OTTAWA, April 24 (Reuters) - The Bank of Canada will hold interest rates at the 15-year high 4.50% until the end of 2023, before starting to cut rates at the start of next year, a median of market participants said in the central bank's survey released on Monday.
The survey, the second iteration of the poll of market participants first released in February, showed a median of the participants forecasting interest rates dropping to 3.00% by the end of 2024.
Market participants in the first survey released in February had said rates would fall to 4.0% by the end of the year.
A median of 26 participants predicted a 0.1% contraction of gross domestic product at the end of 2023, compared with a 0.4% decline forecast in the last survey.

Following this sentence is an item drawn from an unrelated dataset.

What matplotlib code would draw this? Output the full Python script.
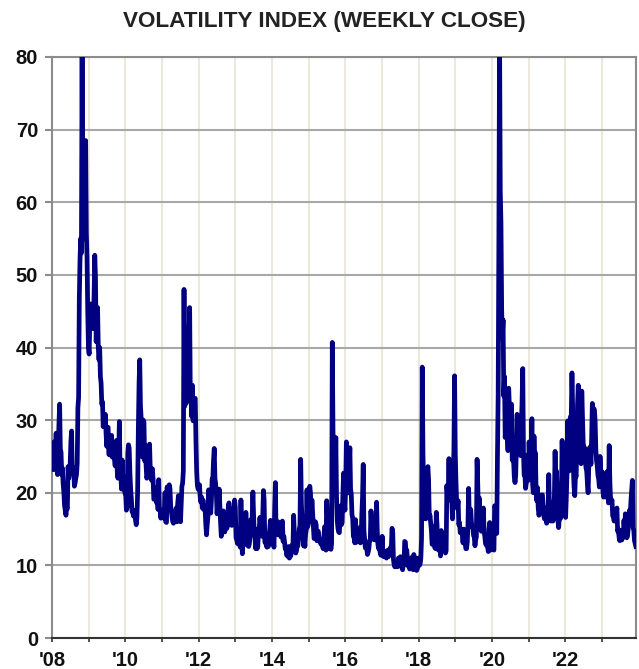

The participants, surveyed from March 9 to 23, cited weaker housing market and tightening of financial conditions among top risks that could curtail Canadian growth.
The bank raised interest rates eight consecutive times through January in an effort to cool high inflation that peaked at a four decade high last year.
The bank has since kept rates steady at two meetings, in part because Governor Tiff Macklem has said the goal is to slow growth, but avoid a recession.
Annual inflation rate eased to 4.3% in March, but is still more than double the bank's 2% target. The bank expects to hit its inflation target by the end of next year.
The median forecast for annual inflation is 2.7% at the end of the year, compared with a previous estimate of 2.9%.